» **Short task**
Repeat the data word for word. Do not include the pictures.

» **Dataset extract**

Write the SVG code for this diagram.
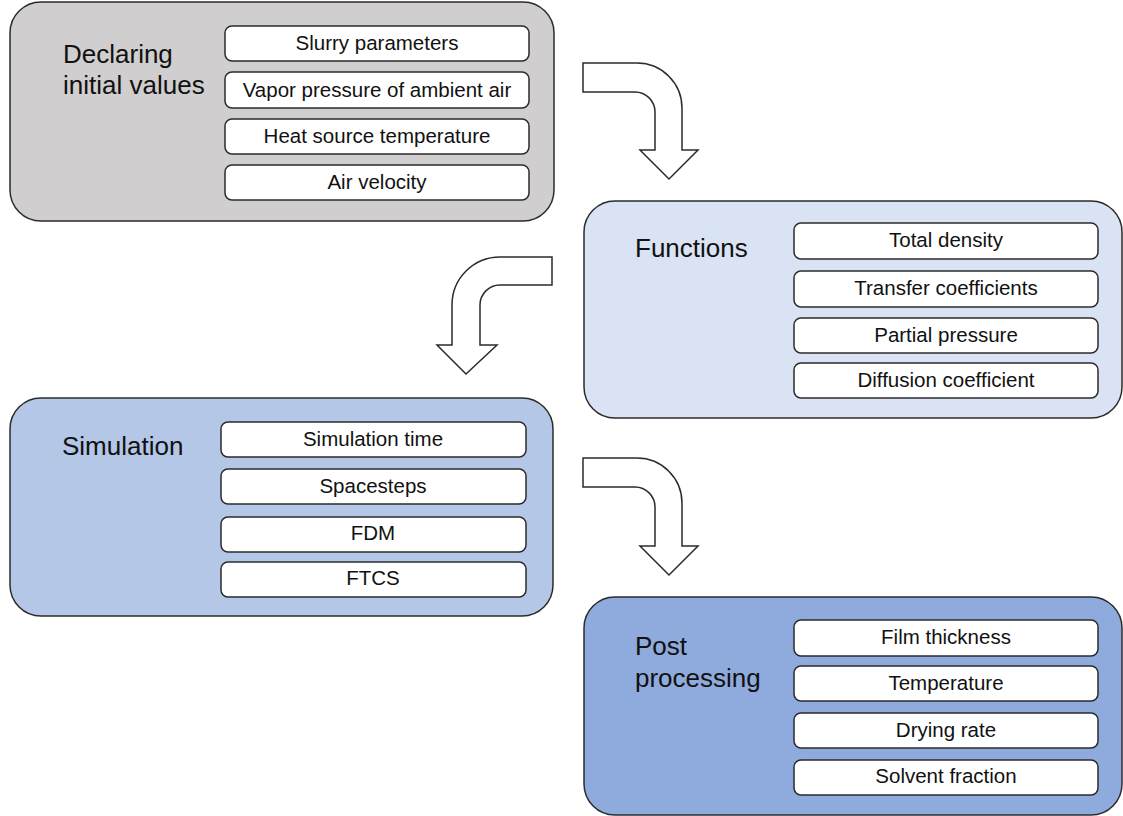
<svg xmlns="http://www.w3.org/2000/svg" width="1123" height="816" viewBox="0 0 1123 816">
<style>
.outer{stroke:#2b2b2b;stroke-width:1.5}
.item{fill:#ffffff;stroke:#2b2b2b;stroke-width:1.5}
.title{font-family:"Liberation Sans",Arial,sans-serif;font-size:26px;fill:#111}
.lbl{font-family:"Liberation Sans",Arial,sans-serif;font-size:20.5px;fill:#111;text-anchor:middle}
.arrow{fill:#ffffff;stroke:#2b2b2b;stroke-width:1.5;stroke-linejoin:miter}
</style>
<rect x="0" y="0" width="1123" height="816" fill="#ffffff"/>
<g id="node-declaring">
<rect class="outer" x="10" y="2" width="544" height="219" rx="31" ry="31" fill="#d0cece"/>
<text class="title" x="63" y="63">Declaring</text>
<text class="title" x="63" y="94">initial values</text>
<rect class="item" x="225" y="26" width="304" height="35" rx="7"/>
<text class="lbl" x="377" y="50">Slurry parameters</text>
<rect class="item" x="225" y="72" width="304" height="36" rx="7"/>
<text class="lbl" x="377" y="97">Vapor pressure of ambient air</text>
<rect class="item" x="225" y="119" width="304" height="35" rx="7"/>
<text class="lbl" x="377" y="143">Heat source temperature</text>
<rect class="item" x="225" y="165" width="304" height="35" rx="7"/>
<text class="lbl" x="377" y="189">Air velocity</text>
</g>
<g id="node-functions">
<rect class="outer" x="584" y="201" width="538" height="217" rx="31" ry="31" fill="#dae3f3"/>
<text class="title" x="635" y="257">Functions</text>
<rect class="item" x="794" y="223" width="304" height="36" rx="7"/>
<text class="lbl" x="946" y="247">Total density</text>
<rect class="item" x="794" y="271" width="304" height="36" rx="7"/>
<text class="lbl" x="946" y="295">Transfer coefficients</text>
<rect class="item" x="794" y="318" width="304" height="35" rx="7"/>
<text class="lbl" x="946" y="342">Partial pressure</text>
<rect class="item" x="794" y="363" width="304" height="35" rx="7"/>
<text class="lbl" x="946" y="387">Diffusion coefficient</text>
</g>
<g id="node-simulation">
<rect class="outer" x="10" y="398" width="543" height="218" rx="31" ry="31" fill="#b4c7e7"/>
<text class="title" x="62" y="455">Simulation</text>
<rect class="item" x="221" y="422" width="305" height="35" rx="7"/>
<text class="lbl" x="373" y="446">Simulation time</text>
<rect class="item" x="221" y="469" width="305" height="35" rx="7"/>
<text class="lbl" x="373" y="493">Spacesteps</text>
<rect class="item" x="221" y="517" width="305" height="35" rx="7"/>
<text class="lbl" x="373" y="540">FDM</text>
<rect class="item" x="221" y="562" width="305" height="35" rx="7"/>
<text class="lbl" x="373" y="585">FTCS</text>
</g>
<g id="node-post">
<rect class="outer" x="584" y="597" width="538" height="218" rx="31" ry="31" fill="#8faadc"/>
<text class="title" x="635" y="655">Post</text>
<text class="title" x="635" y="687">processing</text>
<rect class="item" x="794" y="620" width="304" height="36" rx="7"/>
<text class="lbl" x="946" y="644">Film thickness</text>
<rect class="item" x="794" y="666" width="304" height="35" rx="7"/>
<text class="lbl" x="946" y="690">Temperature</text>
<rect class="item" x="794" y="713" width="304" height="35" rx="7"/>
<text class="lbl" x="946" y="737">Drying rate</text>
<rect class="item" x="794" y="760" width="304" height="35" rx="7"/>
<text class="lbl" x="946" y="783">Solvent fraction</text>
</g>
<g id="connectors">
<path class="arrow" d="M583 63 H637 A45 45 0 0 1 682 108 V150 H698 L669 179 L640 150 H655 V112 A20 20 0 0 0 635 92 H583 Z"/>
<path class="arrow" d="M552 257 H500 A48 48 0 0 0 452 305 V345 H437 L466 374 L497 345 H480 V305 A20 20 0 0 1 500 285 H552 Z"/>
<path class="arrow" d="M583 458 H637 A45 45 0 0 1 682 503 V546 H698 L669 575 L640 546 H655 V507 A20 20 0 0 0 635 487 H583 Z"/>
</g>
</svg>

» **Full solution**
Write the SVG code for this diagram.
<svg xmlns="http://www.w3.org/2000/svg" width="1123" height="816" viewBox="0 0 1123 816">
<style>
.outer{stroke:#2b2b2b;stroke-width:1.5}
.item{fill:#ffffff;stroke:#2b2b2b;stroke-width:1.5}
.title{font-family:"Liberation Sans",Arial,sans-serif;font-size:26px;fill:#111}
.lbl{font-family:"Liberation Sans",Arial,sans-serif;font-size:20.5px;fill:#111;text-anchor:middle}
.arrow{fill:#ffffff;stroke:#2b2b2b;stroke-width:1.5;stroke-linejoin:miter}
</style>
<rect x="0" y="0" width="1123" height="816" fill="#ffffff"/>
<g id="node-declaring">
<rect class="outer" x="10" y="2" width="544" height="219" rx="31" ry="31" fill="#d0cece"/>
<text class="title" x="63" y="63">Declaring</text>
<text class="title" x="63" y="94">initial values</text>
<rect class="item" x="225" y="26" width="304" height="35" rx="7"/>
<text class="lbl" x="377" y="50">Slurry parameters</text>
<rect class="item" x="225" y="72" width="304" height="36" rx="7"/>
<text class="lbl" x="377" y="97">Vapor pressure of ambient air</text>
<rect class="item" x="225" y="119" width="304" height="35" rx="7"/>
<text class="lbl" x="377" y="143">Heat source temperature</text>
<rect class="item" x="225" y="165" width="304" height="35" rx="7"/>
<text class="lbl" x="377" y="189">Air velocity</text>
</g>
<g id="node-functions">
<rect class="outer" x="584" y="201" width="538" height="217" rx="31" ry="31" fill="#dae3f3"/>
<text class="title" x="635" y="257">Functions</text>
<rect class="item" x="794" y="223" width="304" height="36" rx="7"/>
<text class="lbl" x="946" y="247">Total density</text>
<rect class="item" x="794" y="271" width="304" height="36" rx="7"/>
<text class="lbl" x="946" y="295">Transfer coefficients</text>
<rect class="item" x="794" y="318" width="304" height="35" rx="7"/>
<text class="lbl" x="946" y="342">Partial pressure</text>
<rect class="item" x="794" y="363" width="304" height="35" rx="7"/>
<text class="lbl" x="946" y="387">Diffusion coefficient</text>
</g>
<g id="node-simulation">
<rect class="outer" x="10" y="398" width="543" height="218" rx="31" ry="31" fill="#b4c7e7"/>
<text class="title" x="62" y="455">Simulation</text>
<rect class="item" x="221" y="422" width="305" height="35" rx="7"/>
<text class="lbl" x="373" y="446">Simulation time</text>
<rect class="item" x="221" y="469" width="305" height="35" rx="7"/>
<text class="lbl" x="373" y="493">Spacesteps</text>
<rect class="item" x="221" y="517" width="305" height="35" rx="7"/>
<text class="lbl" x="373" y="540">FDM</text>
<rect class="item" x="221" y="562" width="305" height="35" rx="7"/>
<text class="lbl" x="373" y="585">FTCS</text>
</g>
<g id="node-post">
<rect class="outer" x="584" y="597" width="538" height="218" rx="31" ry="31" fill="#8faadc"/>
<text class="title" x="635" y="655">Post</text>
<text class="title" x="635" y="687">processing</text>
<rect class="item" x="794" y="620" width="304" height="36" rx="7"/>
<text class="lbl" x="946" y="644">Film thickness</text>
<rect class="item" x="794" y="666" width="304" height="35" rx="7"/>
<text class="lbl" x="946" y="690">Temperature</text>
<rect class="item" x="794" y="713" width="304" height="35" rx="7"/>
<text class="lbl" x="946" y="737">Drying rate</text>
<rect class="item" x="794" y="760" width="304" height="35" rx="7"/>
<text class="lbl" x="946" y="783">Solvent fraction</text>
</g>
<g id="connectors">
<path class="arrow" d="M583 63 H637 A45 45 0 0 1 682 108 V150 H698 L669 179 L640 150 H655 V112 A20 20 0 0 0 635 92 H583 Z"/>
<path class="arrow" d="M552 257 H500 A48 48 0 0 0 452 305 V345 H437 L466 374 L497 345 H480 V305 A20 20 0 0 1 500 285 H552 Z"/>
<path class="arrow" d="M583 458 H637 A45 45 0 0 1 682 503 V546 H698 L669 575 L640 546 H655 V507 A20 20 0 0 0 635 487 H583 Z"/>
</g>
</svg>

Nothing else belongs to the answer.